[PATCHv2] nvme-pci: Fix EEH failure on ppc after subsystem reset

Mon Apr 8 03:26:29 PDT 2024

If the nvme subsyetm reset causes the loss of communication to the nvme
adapter then EEH could potnetially recover the adapter. The detection of
comminication loss to the adapter only happens when the nvme driver
attempts to read an MMIO register.

The nvme subsystem reset command writes 0x4E564D65 to NSSR register and
schedule adapter reset.In the case nvme subsystem reset caused the loss
of communication to the nvme adapter then either IO timeout event or
adapter reset handler could detect it. If IO timeout event could detect
loss of communication then EEH handler is able to recover the communication
to the adapter.
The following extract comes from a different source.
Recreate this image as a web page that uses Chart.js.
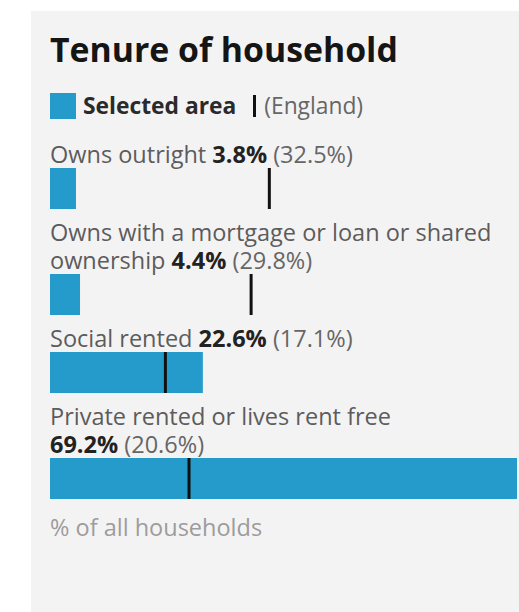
<!DOCTYPE html>
<html>
<head>
<meta charset="utf-8">
<script src="https://cdn.jsdelivr.net/npm/chart.js@4"></script>
<style>
  html, body { margin: 0; padding: 0; background: #ffffff; width: 519px; height: 612px; overflow: hidden; }
  body { font-family: "Open Sans", sans-serif; position: relative; }
  #panel { position: absolute; left: 31px; top: 11px; width: 488px; height: 601px; background: #f4f3f4; }
  #title { position: absolute; left: 50px; top: 26px; font-size: 33.8px; font-weight: 700; color: #151515; line-height: 46px; white-space: nowrap; }
  #legend { position: absolute; left: 50px; top: 92px; height: 27px; display: flex; align-items: center; font-size: 22.8px; white-space: nowrap; }
  #legend .sw { width: 26px; height: 26px; background: #249bcb; margin-right: 7px; }
  #legend .sel { font-weight: 700; color: #2a2a2a; }
  #legend .eng-mark { width: 3px; height: 22px; background: #111; margin-left: 17px; margin-right: 8px; }
  #legend .eng { color: #666; }
  #rows { position: absolute; left: 50px; top: 140px; width: 467px; }
  .row { margin-bottom: 9px; }
  .lbl { font-size: 23.5px; line-height: 28px; color: #5c5c5c; }
  .lbl b { color: #222; font-weight: 700; }
  .lbl .nw { white-space: nowrap; }
  .lbl .en { color: #666; }
  .bar { position: relative; width: 467px; height: 41px; }
  #foot { position: absolute; left: 50px; top: 513px; font-size: 23.5px; line-height: 28px; color: #9c9c9c; white-space: nowrap; }
</style>
</head>
<body>
<div id="panel"></div>
<div id="title">Tenure of household</div>
<div id="legend"><div class="sw"></div><span class="sel">Selected area</span><div class="eng-mark"></div><span class="eng">(England)</span></div>
<div id="rows"></div>
<div id="foot">% of all households</div>
<script>
const categories = [
  'Owns outright',
  'Owns with a mortgage or loan or shared ownership',
  'Social rented',
  'Private rented or lives rent free'
];
const selectedArea = [3.8, 4.4, 22.6, 69.2];
const england = [32.5, 29.8, 17.1, 20.6];

const barColor = '#249bcb';
const markColor = '#111111';
const xMax = Math.max(...selectedArea);

const rowsEl = document.getElementById('rows');
categories.forEach((cat, i) => {
  const row = document.createElement('div');
  row.className = 'row';
  const lbl = document.createElement('div');
  lbl.className = 'lbl';
  lbl.innerHTML = cat + ' <span class="nw"><b>' + selectedArea[i].toFixed(1) + '%</b> <span class="en">(' + england[i].toFixed(1) + '%)</span></span>';
  row.appendChild(lbl);
  const barBox = document.createElement('div');
  barBox.className = 'bar';
  const cv = document.createElement('canvas');
  barBox.appendChild(cv);
  row.appendChild(barBox);
  rowsEl.appendChild(row);

  new Chart(cv, {
    type: 'bar',
    data: {
      labels: [cat],
      datasets: [
        {
          label: 'Selected area',
          data: [selectedArea[i]],
          backgroundColor: barColor,
          borderWidth: 0,
          barPercentage: 1,
          categoryPercentage: 1,
          order: 2
        },
        {
          type: 'line',
          label: 'England',
          indexAxis: 'y',
          data: [england[i]],
          showLine: false,
          pointStyle: 'line',
          rotation: 90,
          pointRadius: 20.5,
          pointHoverRadius: 20.5,
          pointBorderWidth: 3,
          pointBorderColor: markColor,
          borderColor: markColor,
          backgroundColor: markColor,
          clip: false,
          order: 1
        }
      ]
    },
    options: {
      indexAxis: 'y',
      responsive: true,
      maintainAspectRatio: false,
      animation: false,
      layout: { padding: 0, autoPadding: false },
      plugins: { legend: { display: false }, tooltip: { enabled: false }, title: { display: false } },
      scales: {
        x: { display: false, min: 0, max: xMax },
        y: { display: false }
      }
    }
  });
});
</script>
</body>
</html>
This change was implemented in commit 651438bb0af5
("nvme-pci: Fix EEH failure on ppc"). However if the adapter communication
loss is detected during nvme reset work then EEH is unable to successfully
finish the adapter recovery.

This patch ensures that,
- nvme reset work can observer pci channel is offline (at-least on the
  paltfrom which supports EEH recovery) after a failed MMIO read and
  contains reset work forward progress and marking controller state to
  DEAD. Thus we give a fair chance to EEH handler to recover the nvme
  adapter.

- if pci channel "frozen" error is detected while controller is already
  in the RESETTING state then don't try (re-)setting controller state to
  RESETTING which would otherwise obviously fail and we may prematurely
  breaks out of the EEH recovery handling.
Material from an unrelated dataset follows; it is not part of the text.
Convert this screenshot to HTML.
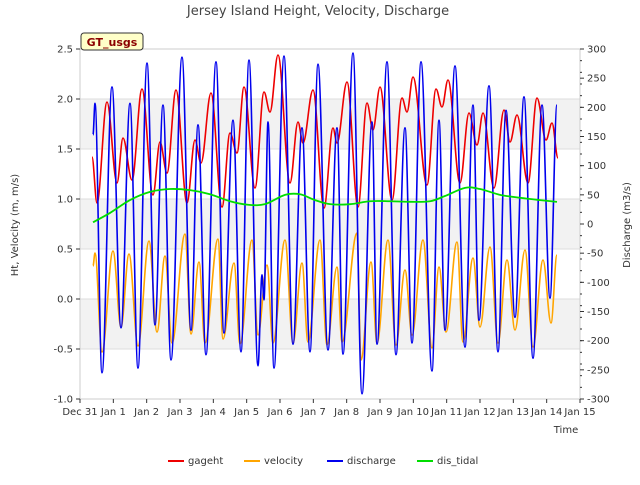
<!DOCTYPE html>
<html><head><meta charset="utf-8"><style>
body{margin:0;background:#fff;font-family:"Liberation Sans","DejaVu Sans",sans-serif}
svg text{font-family:"DejaVu Sans","Liberation Sans",sans-serif}
</style></head><body>
<svg id="chart" width="640" height="480"></svg>
<script>
const gagehtDays=[0.36,0.51,0.81,1.11,1.29,1.56,1.86,2.19,2.40,2.61,2.88,3.21,3.45,3.63,3.93,4.26,4.50,4.71,4.92,5.25,5.52,5.70,5.94,6.30,6.54,6.69,6.99,7.32,7.59,7.71,8.01,8.34,8.61,8.79,9.00,9.36,9.66,9.81,9.99,10.41,10.68,10.86,11.04,11.40,11.67,11.91,12.09,12.42,12.72,12.90,13.11,13.44,13.71,13.98,14.16,14.34];
const gagehtVals=[1.42,0.96,1.97,1.16,1.61,1.19,2.10,1.04,1.57,1.26,2.09,0.96,1.59,1.36,2.06,0.92,1.66,1.46,2.12,1.11,2.07,1.87,2.44,1.16,1.77,1.56,2.09,0.91,1.71,1.56,2.17,0.92,1.96,1.69,2.12,0.99,2.01,1.87,2.22,1.14,2.10,1.92,2.19,1.16,1.86,1.54,1.86,1.11,1.89,1.57,1.84,1.16,2.01,1.59,1.76,1.41];
const velDays=[0.39,0.45,0.66,0.99,1.23,1.47,1.74,2.07,2.31,2.55,2.76,3.15,3.33,3.57,3.75,4.14,4.29,4.62,4.80,5.16,5.34,5.61,5.79,6.15,6.39,6.66,6.84,7.20,7.41,7.71,7.86,8.31,8.43,8.73,8.91,9.24,9.48,9.75,9.96,10.29,10.56,10.77,10.98,11.31,11.49,11.79,12.00,12.30,12.54,12.81,13.05,13.35,13.59,13.89,14.13,14.31];
const velVals=[0.33,0.46,-0.53,0.48,-0.28,0.45,-0.47,0.58,-0.33,0.43,-0.44,0.65,-0.35,0.37,-0.44,0.60,-0.40,0.36,-0.45,0.59,-0.36,0.34,-0.44,0.59,-0.44,0.36,-0.43,0.59,-0.46,0.32,-0.43,0.66,-0.61,0.37,-0.44,0.59,-0.46,0.29,-0.36,0.59,-0.49,0.32,-0.33,0.57,-0.43,0.41,-0.28,0.52,-0.44,0.39,-0.31,0.49,-0.48,0.39,-0.24,0.44];
const disDays=[0.39,0.45,0.66,0.96,1.23,1.50,1.74,2.01,2.25,2.49,2.73,3.06,3.33,3.54,3.78,4.08,4.32,4.59,4.83,5.07,5.34,5.46,5.52,5.64,5.82,6.12,6.39,6.66,6.90,7.14,7.44,7.71,7.89,8.19,8.46,8.76,8.91,9.21,9.48,9.75,9.96,10.23,10.56,10.77,10.95,11.25,11.55,11.79,11.97,12.27,12.54,12.78,13.05,13.32,13.59,13.86,14.10,14.31];
const disVals=[153,207,-255,235,-178,207,-247,276,-173,204,-233,286,-182,170,-224,278,-187,178,-219,281,-243,-87,-130,175,-247,288,-206,165,-219,274,-216,165,-223,293,-291,175,-206,278,-224,165,-204,278,-252,178,-182,271,-211,204,-165,237,-219,195,-160,218,-230,204,-127,204];
const tidalDays=[0.39,0.9,1.5,2.1,2.7,3.3,3.9,4.5,5.04,5.55,6.15,6.6,7.05,7.5,8.1,8.7,9.3,9.9,10.5,10.95,11.55,12.0,12.6,13.2,13.8,14.31];
const tidalVals=[3,19,41,55,60,58,51,39,33,34,50,51,41,34,34,39,39,38,39,48,62,60,50,45,41,38];
const xTickLabels=["Dec 31","Jan 1","Jan 2","Jan 3","Jan 4","Jan 5","Jan 6","Jan 7","Jan 8","Jan 9","Jan 10","Jan 11","Jan 12","Jan 13","Jan 14","Jan 15"];
const yLeftTicks=[-1.0,-0.5,0.0,0.5,1.0,1.5,2.0,2.5];
const yRightTicks=[-300,-250,-200,-150,-100,-50,0,50,100,150,200,250,300];

const L=80,R=580,T=49,B=399;
const X=d=>L+d*(R-L)/15;
const YL=v=>B-(v+1)*(B-T)/3.5;
const YR=q=>B-(q+300)*(B-T)/600;
const svg=document.getElementById('chart');
const NS='http://www.w3.org/2000/svg';
function mk(tag,attrs,parent){const e=document.createElementNS(NS,tag);for(const k in attrs)e.setAttribute(k,attrs[k]);(parent||svg).appendChild(e);return e;}

// background bands
[[1.5,2.0],[0.5,1.0],[-0.5,0.0]].forEach((b,i)=>{
 const r=mk('rect',{x:L,y:YL(b[1]),width:R-L,height:YL(b[0])-YL(b[1]),fill:'#f2f2f2'});
 
 
});
yLeftTicks.forEach(v=>{
 const g=mk('line',{x1:L,x2:R,y1:YL(v),y2:YL(v),stroke:'#dddddd','stroke-width':1});
 
 
});
const frame=mk('rect',{x:L,y:T,width:R-L,height:B-T,fill:'none',stroke:'#cccccc'});



function txt(s,x,y,attrs,name){const t=mk('text',Object.assign({x:x,y:y,'font-size':10,fill:'#333'},attrs||{}));t.textContent=s;
 
 
 return t;}

yLeftTicks.forEach(v=>{mk('line',{x1:L-4,x2:L,y1:YL(v),y2:YL(v),stroke:'#333'});txt(v.toFixed(1),L-7,YL(v)+3.5,{'text-anchor':'end'},'y-left-tick-label');});
yRightTicks.forEach(q=>{mk('line',{x1:R,x2:R+4,y1:YR(q),y2:YR(q),stroke:'#333'});txt(String(q),R+7,YR(q)+3.5,{'text-anchor':'start'},'y-right-tick-label');});
for(let q=-300;q<=300;q+=20){mk('line',{x1:R,x2:R+2,y1:YR(q),y2:YR(q),stroke:'#333'});}
xTickLabels.forEach((s,i)=>{mk('line',{x1:X(i),x2:X(i),y1:B,y2:B+4,stroke:'#333'});txt(s,X(i),B+16,{'text-anchor':'middle'},'x-tick-label');});

function curvePath(ds,vs,yf){
 let p='M'+X(ds[0]).toFixed(1)+','+yf(vs[0]).toFixed(1);
 for(let i=1;i<ds.length;i++){
  const x0=X(ds[i-1]),y0=yf(vs[i-1]),x1=X(ds[i]),y1=yf(vs[i]),dx=x1-x0;
  p+=' C'+(x0+dx*0.36).toFixed(1)+','+y0.toFixed(1)+' '+(x1-dx*0.36).toFixed(1)+','+y1.toFixed(1)+' '+x1.toFixed(1)+','+y1.toFixed(1);
 }
 return p;
}
function smoothPath(ds,vs,yf){
 const pts=ds.map((d,i)=>[X(d),yf(vs[i])]);
 let p='M'+pts[0][0]+','+pts[0][1];
 for(let i=0;i<pts.length-1;i++){
  const p0=pts[Math.max(0,i-1)],p1=pts[i],p2=pts[i+1],p3=pts[Math.min(pts.length-1,i+2)];
  p+=' C'+(p1[0]+(p2[0]-p0[0])/6)+','+(p1[1]+(p2[1]-p0[1])/6)+' '+(p2[0]-(p3[0]-p1[0])/6)+','+(p2[1]-(p3[1]-p1[1])/6)+' '+p2[0]+','+p2[1];
 }
 return p;
}
const s1=mk('path',{d:curvePath(gagehtDays,gagehtVals,YL),fill:'none',stroke:'#ee0000','stroke-width':1.6});


const s2=mk('path',{d:curvePath(velDays,velVals,YL),fill:'none',stroke:'#ffa500','stroke-width':1.6});


const s3=mk('path',{d:curvePath(disDays,disVals,YR),fill:'none',stroke:'#0000ee','stroke-width':1.6});


const s4=mk('path',{d:smoothPath(tidalDays,tidalVals,YR),fill:'none',stroke:'#00dd00','stroke-width':1.8});



txt('Jersey Island Height, Velocity, Discharge',318,15,{'text-anchor':'middle','font-size':13,fill:'#444'},'chart-title');
txt('Ht, Velocity (m, m/s)',18,225,{'text-anchor':'middle',transform:'rotate(-90 18 225)'},'y-left-axis-title');
txt('Discharge (m3/s)',630,225,{'text-anchor':'middle',transform:'rotate(-90 630 225)'},'y-right-axis-title');
txt('Time',566,433,{'text-anchor':'middle'},'x-axis-title');

const badge=mk('rect',{x:81,y:33,width:62,height:17,rx:3,fill:'#ffffc8',stroke:'#333'});


txt('GT_usgs',112,46,{'text-anchor':'middle','font-size':11,'font-weight':'bold',fill:'#8b0000'},'gt-usgs-label');

[['gageht','#ee0000',168],['velocity','#ffa500',244],['discharge','#0000ee',327],['dis_tidal','#00dd00',417]].forEach(l=>{
 const ln=mk('line',{x1:l[2],x2:l[2]+16,y1:461,y2:461,stroke:l[1],'stroke-width':2});
 
 
 txt(l[0],l[2]+20,464,{'text-anchor':'start'},'legend-entry');
});
</script>
</body></html>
- if pci channel "frozen" error is detected while reset work is in progress
  then wait until reset work is finished before proceeding with nvme dev
  disable. This would ensure that the reset work doesn't race with the
  pci error handler code and both error handler and reset work forward
  progress without blocking.

Signed-off-by: Nilay Shroff <nilay at linux.ibm.com>
---
Changes from v1:
  - Allow a controller to reset from a connecting state (Keith)

  - Fix race condition between reset work and pci error handler 
    code which may contain reset work and EEH recovery from 
    forward progress (Keith)

 drivers/nvme/host/core.c |  1 +
 drivers/nvme/host/pci.c  | 19 ++++++++++++++++---
 2 files changed, 17 insertions(+), 3 deletions(-)
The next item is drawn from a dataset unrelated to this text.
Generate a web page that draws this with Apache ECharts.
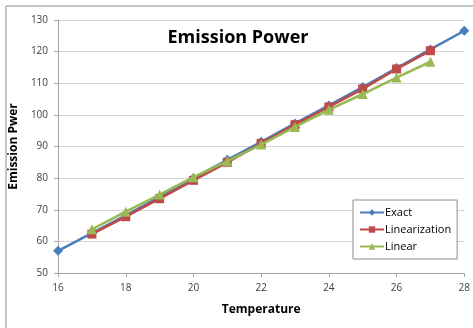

diff --git a/drivers/nvme/host/core.c b/drivers/nvme/host/core.c
index 27281a9a8951..b3fe1a02c171 100644
--- a/drivers/nvme/host/core.c
+++ b/drivers/nvme/host/core.c
@@ -557,6 +557,7 @@ bool nvme_change_ctrl_state(struct nvme_ctrl *ctrl,
 		switch (old_state) {
 		case NVME_CTRL_NEW:
 		case NVME_CTRL_LIVE:
+		case NVME_CTRL_CONNECTING:
 			changed = true;
 			fallthrough;
 		default:
diff --git a/drivers/nvme/host/pci.c b/drivers/nvme/host/pci.c
index 8e0bb9692685..553bf0ec5f5c 100644
--- a/drivers/nvme/host/pci.c
+++ b/drivers/nvme/host/pci.c
@@ -2776,6 +2776,16 @@ static void nvme_reset_work(struct work_struct *work)
  out_unlock:
 	mutex_unlock(&dev->shutdown_lock);
  out:
+	/*
+	 * If PCI recovery is ongoing then let it finish first
+	 */
+	if (pci_channel_offline(to_pci_dev(dev->dev))) {
+		if (nvme_ctrl_state(&dev->ctrl) == NVME_CTRL_RESETTING ||
+			nvme_change_ctrl_state(&dev->ctrl, NVME_CTRL_RESETTING)) {
+			dev_warn(dev->ctrl.device, "Let pci error recovery finish!\n");
+			return;
+		}
+	}
 	/*
 	 * Set state to deleting now to avoid blocking nvme_wait_reset(), which
 	 * may be holding this pci_dev's device lock.
@@ -3295,10 +3305,13 @@ static pci_ers_result_t nvme_error_detected(struct pci_dev *pdev,
 	case pci_channel_io_frozen:
 		dev_warn(dev->ctrl.device,
 			"frozen state error detected, reset controller\n");
-		if (!nvme_change_ctrl_state(&dev->ctrl, NVME_CTRL_RESETTING)) {
-			nvme_dev_disable(dev, true);
-			return PCI_ERS_RESULT_DISCONNECT;
+		if (nvme_ctrl_state(&dev->ctrl) != NVME_CTRL_RESETTING) {
+			if (!nvme_change_ctrl_state(&dev->ctrl, NVME_CTRL_RESETTING)) {
+				nvme_dev_disable(dev, true);
+				return PCI_ERS_RESULT_DISCONNECT;
+			}
 		}
+		flush_work(&dev->ctrl.reset_work);
 		nvme_dev_disable(dev, false);
 		return PCI_ERS_RESULT_NEED_RESET;
 	case pci_channel_io_perm_failure:
-- 
2.44.0